Seattle-based carbon removal startup Nori has shut down after operating for seven years and raising $17.25 million from investors.
Nori managed an online marketplace for buying and selling carbon credits generated by farmers who used sustainable practices that capture and hold carbon, keeping it out of the atmosphere. It tracked the sales using blockchain technology.
Alexsandra Guerra , a Nori co-founder and former director of sales and business development, shared news of the closure in a LinkedIn post.
The Nori website says that the company this year was on track to remove more than 700,000 tons of carbon from the atmosphere, directing $6.5 million to farmers.

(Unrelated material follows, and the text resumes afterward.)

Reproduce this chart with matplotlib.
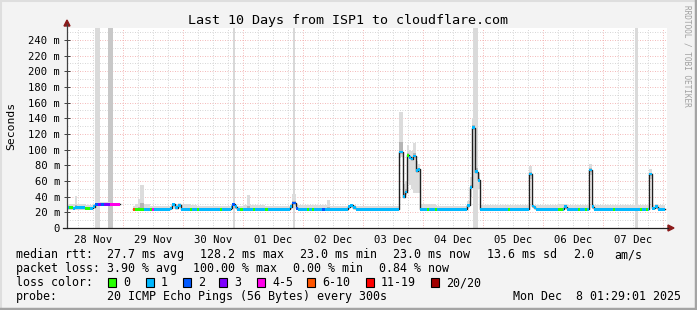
import numpy as np
import matplotlib.pyplot as plt
from matplotlib.patches import Rectangle, Polygon
from matplotlib.lines import Line2D


# - - - - - - - - - - - - - - - - - - - - - - - - - - - - - - - - -
# DATA  (time in hours since 28 Nov 00:00, rtt in ms)
# - - - - - - - - - - - - - - - - - - - - - - - - - - - - - - - - -

nan = np.nan

t_h = [1.6, 2.4, 4.0, 4.8, 5.6, 8.8, 10.8, 12.0, 12.8, 14.0, 15.2, 16.4, 18.8,
       22.8,
       28.0, 28.8, 30.0, 30.8, 32.4, 34.8, 35.6, 36.4, 42.8, 43.6, 44.8, 46.0,
       47.2, 50.8, 51.6, 53.6, 54.4, 62.8, 63.6, 67.2, 67.6, 68.8, 69.6, 70.8,
       72.0, 73.6, 74.8, 76.0, 76.8, 80.8, 82.0, 90.8, 91.6, 93.2, 94.0, 97.6,
       98.4, 99.6, 100.4, 103.6, 104.8, 105.6, 106.8, 114.0, 114.8, 116.0,
       117.2, 134.4, 136.0, 136.8, 137.6, 138.4, 139.2, 140.0, 141.2, 142.0,
       142.8, 145.6, 146.4, 148.8, 149.6, 161.6, 162.8, 163.6, 164.8, 166.0,
       166.8, 178.0, 178.8, 186.4, 187.6, 188.4, 189.2, 198.0, 200.0, 200.4,
       201.6, 206.0, 206.8, 208.8, 209.6, 210.4, 211.6, 212.4, 220.0, 220.8,
       230.8, 231.6, 233.2, 234.0, 234.4, 235.6, 236.8, 238.0]
t_last = 240.8

median_ms = [26, 26, 25, 26, 26, 25, 25, 27, 30, 30, 30, 30, 30,
             nan,
             24, 24, 24, 24, 24, 24, 24, 24, 25, 30, 26, 29,
             24, 24, 24, 24, 24, 24, 24, 26, 30, 27, 24, 24,
             24, 24, 24, 24, 24, 24, 24, 27, 32, 25, 24, 24,
             24, 24, 24, 24, 24, 24, 24, 27, 29, 26,
             24, 97, 40, 46, 93, 90, 88, 92, 73, 75,
             24, 24, 24, 24, 24, 29, 52, 128, 72, 61,
             24, 24, 24, 69, 28, 26, 24, 24, 24, 27,
             24, 24, 24, 24, 24, 74, 27, 24, 24, 24,
             24, 24, 24, 24, 69, 25, 27, 24]

loss_idx = [1, 0, 1, 1, 1, 0, 1, 1, 2, 3, 2, 3, 4,
            0,
            5, 0, 0, 0, 1, 0, 4, 1, 1, 1, 1, 1,
            1, 0, 1, 0, 1, 0, 1, 1, 2, 1, 1, 0,
            1, 1, 1, 0, 1, 0, 1, 1, 2, 2, 1, 0,
            1, 0, 1, 2, 1, 1, 1, 1, 1, 1,
            1, 1, 1, 1, 0, 1, 1, 1, 1, 1,
            1, 0, 1, 0, 1, 1, 1, 1, 1, 1,
            1, 0, 1, 1, 1, 1, 1, 0, 1, 1,
            1, 0, 1, 0, 1, 1, 1, 1, 0, 1,
            0, 1, 0, 1, 1, 1, 1, 1]

smoke_lo = [24, 24, 24, 24, 24, 24, 24, 25, 28, 28, 28, 28, 28,
            nan,
            22, 23, 23, 23, 23, 23, 23, 23, 23, 27, 24, 26,
            23, 23, 23, 23, 23, 23, 23, 23, 27, 24, 23, 23,
            23, 23, 23, 23, 23, 23, 23, 24, 28, 23, 23, 23,
            23, 23, 23, 23, 23, 23, 23, 24, 26, 24,
            23, 90, 38, 42, 60, 55, 50, 45, 45, 45,
            23, 23, 23, 23, 23, 26, 40, 105, 55, 50,
            23, 23, 23, 62, 25, 24, 23, 23, 23, 24,
            23, 23, 23, 23, 23, 68, 24, 23, 23, 23,
            23, 23, 23, 23, 62, 23, 24, 23]

smoke_hi = [29, 30, 31, 41, 30, 29, 29, 30, 33, 33, 33, 33, 32,
            nan,
            28, 30, 37, 55, 30, 28, 28, 28, 28, 32, 30, 32,
            30, 29, 29, 28, 28, 28, 28, 29, 31, 29, 28, 28,
            29, 42, 29, 29, 29, 28, 28, 30, 44, 30, 29, 29,
            29, 29, 29, 29, 29, 36, 28, 29, 31, 29,
            28, 148, 56, 60, 106, 100, 98, 108, 85, 82,
            30, 30, 30, 29, 28, 35, 65, 140, 90, 70,
            29, 29, 29, 79, 31, 29, 29, 30, 30, 30,
            29, 29, 29, 29, 29, 82, 30, 29, 29, 29,
            29, 29, 29, 29, 75, 29, 30, 29]

# tall smoke columns (max rtt far above the scale)
tall_t0 = [12.8, 18.0, 68.0, 92.0, 164.0, 228.8]
tall_t1 = [14.8, 20.0, 68.8, 92.8, 166.0, 230.0]
tall_max = [300, 300, 300, 300, 300, 300]
tall_shade = ['#dadada', '#c8c8c8', '#d8d8d8', '#d8d8d8', '#dadada', '#dadada']

day_labels = ['28 Nov', '29 Nov', '30 Nov', '01 Dec', '02 Dec',
              '03 Dec', '04 Dec', '05 Dec', '06 Dec', '07 Dec']

loss_colors = ['#26ff00', '#00b8ff', '#0059ff', '#7e00ff',
               '#ff00ea', '#ff5500', '#ff0000', '#a10000']
loss_labels = ['0', '1', '2', '3', '4-5', '6-10', '11-19', '20/20']

stats_rtt = ['median rtt:', '27.7 ms avg', '128.2 ms max', '23.0 ms min',
             '23.0 ms now', '13.6 ms sd', '2.0', 'am/s']
stats_loss = ['packet loss:', '3.90 % avg', '100.00 % max', '0.00 % min',
              '0.84 % now']
probe_text = ['probe:', '20 ICMP Echo Pings (56 Bytes) every 300s',
              'Mon Dec  8 01:29:01 2025']


# - - - - - - - - - - - - - - - - - - - - - - - - - - - - - - - - -
# PLOT
# - - - - - - - - - - - - - - - - - - - - - - - - - - - - - - - - -

W, H = 697, 310
MONO = 'DejaVu Sans Mono'


def fx(x):
    return x / W


def fy(y):
    return 1 - y / H


fig = plt.figure(figsize=(W / 100, H / 100), dpi=100, facecolor='#f3f3f3')
ax = fig.add_axes([fx(67), fy(228), 600 / W, 200 / H])
ax.set_facecolor('white')
for s in ax.spines.values():
    s.set_visible(False)

ax.set_xlim(1.6, 241.6)
ax.set_ylim(0, 255.3)

# grid
for v in range(10, 256, 10):
    major = v % 20 == 0
    ax.axhline(v, color='#f0a0a0' if major else '#c8c8c8', lw=0.6,
               ls=(0, (1, 2)), zorder=0.5)
for h in range(6, 242, 6):
    major = h % 24 == 0
    ax.axvline(h, color='#f0a0a0' if major else '#c8c8c8', lw=0.6,
               ls=(0, (1, 2)), zorder=0.5)

# series edges for step drawing
tx = np.array(t_h + [t_last])
med = np.array(median_ms + [median_ms[-1]], dtype=float)
lo = np.array(smoke_lo + [smoke_lo[-1]], dtype=float)
hi = np.array(smoke_hi + [smoke_hi[-1]], dtype=float)

# smoke
ax.bar(tall_t0, tall_max, width=np.array(tall_t1) - np.array(tall_t0),
       align='edge', color=tall_shade, lw=0, zorder=1)
ax.fill_between(tx, lo, hi, step='post', color='#dcdcdc', lw=0, zorder=1)
ax.fill_between(tx, med, np.minimum(med + (hi - med) * 0.25, hi), step='post',
                color='#b4b4b4', lw=0, zorder=1.2)

# median line
ax.step(tx, med, where='post', color='#202020', lw=1.0, zorder=2)

# loss coloured band around the median
SW = 1.8
widths = np.diff(tx)
for i in range(len(t_h)):
    if np.isnan(median_ms[i]):
        continue
    ax.bar(t_h[i], 2 * SW, bottom=median_ms[i] - SW, width=widths[i],
           align='edge', color=loss_colors[loss_idx[i]], lw=0, zorder=3)

# ticks
ax.set_yticks(range(0, 241, 20))
ax.set_yticklabels(['0'] + ['%d m' % v for v in range(20, 241, 20)],
                   family=MONO, fontsize=7.6)
ax.set_xticks([12 + 24 * i for i in range(len(day_labels))])
ax.set_xticklabels(day_labels, family=MONO, fontsize=7.6)
ax.tick_params(axis='x', length=0, pad=5)
ax.tick_params(axis='y', length=4, width=0.7, direction='inout',
               color='#404040', pad=3)

# axes with arrows
fig.add_artist(Line2D([fx(67), fx(67)], [fy(228), fy(24)], color='#404040', lw=0.9))
fig.add_artist(Line2D([fx(63), fx(668)], [fy(228), fy(228)], color='#202020', lw=0.9))
fig.add_artist(Polygon([[fx(64), fy(26)], [fx(70), fy(26)], [fx(67), fy(20)]],
                       closed=True, color='#8b1a1a'))
fig.add_artist(Polygon([[fx(668), fy(225)], [fx(668), fy(231)], [fx(674), fy(228)]],
                       closed=True, color='#8b1a1a'))

# texts
fig.text(fx(348), fy(24), 'Last 10 Days from ISP1 to cloudflare.com',
         family=MONO, fontsize=9.6, ha='center', va='baseline')
fig.text(fx(11), fy(126), 'Seconds', family=MONO, fontsize=8.2,
         rotation=90, ha='center', va='center')
fig.text(fx(687), fy(5), 'RRDTOOL / TOBI OETIKER', family=MONO, fontsize=5.6,
         rotation=270, ha='center', va='top', color='#a0a0a0')

rtt_x = [16, 107, 200, 300, 393, 487, 573, 614]
for s, x in zip(stats_rtt, rtt_x):
    fig.text(fx(x), fy(258), s, family=MONO, fontsize=8.4, va='baseline')

loss_x = [16, 107, 193, 293, 379]
for s, x in zip(stats_loss, loss_x):
    fig.text(fx(x), fy(272), s, family=MONO, fontsize=8.4, va='baseline')

fig.text(fx(16), fy(286), 'loss color:', family=MONO, fontsize=8.4, va='baseline')
box_x = [108, 146, 183, 219, 257, 307, 366, 431]
for c, lab, x in zip(loss_colors, loss_labels, box_x):
    fig.add_artist(Rectangle((fx(x), fy(287)), 8 / W, 9 / H, facecolor=c,
                             edgecolor='black', lw=0.8))
    fig.text(fx(x + 15), fy(286), lab, family=MONO, fontsize=8.4, va='baseline')

fig.text(fx(16), fy(300), probe_text[0], family=MONO, fontsize=8.4, va='baseline')
fig.text(fx(107), fy(300), probe_text[1], family=MONO, fontsize=8.4, va='baseline')
fig.text(fx(681), fy(300), probe_text[2], family=MONO, fontsize=8.4,
         va='baseline', ha='right')

# frame around the image
fig.add_artist(Line2D([0, 1], [fy(0.5), fy(0.5)], color='#dedede', lw=1.5))
fig.add_artist(Line2D([fx(0.5), fx(0.5)], [0, 1], color='#dedede', lw=1.5))
fig.add_artist(Line2D([0, 1], [fy(308.5), fy(308.5)], color='#a4a4a4', lw=2.5))
fig.add_artist(Line2D([fx(695.5), fx(695.5)], [0, 1], color='#a4a4a4', lw=2.5))

fig.savefig('out.png', dpi=100, facecolor=fig.get_facecolor())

GeekWire reached out to Nori leaders for additional comment and will update this story when we hear back.
The year before, it secured a partnership with Bayer, a global leader in agriculture, which is providing "hundreds of thousands of verified carbon removal offsets" to the Nori platform. At the time, the demand for offsets was outstripping the supply side from farmers.
Scientists largely agree that carbon removal will be essential to preventing the worst climate outcomes, and tech giants including Microsoft and Amazon have spent millions of dollars on carbon credits. A report released in June said the carbon credit market could hit $100 billion a year by 2035 — which would mark massive growth from its current value of $2.7 billion last year.
But there has also been significant uncertainty and disruption in the field as participants have struggled to create accepted standards for how to quantify and credit carbon removal to ensure it's valid and having the intended climate impacts.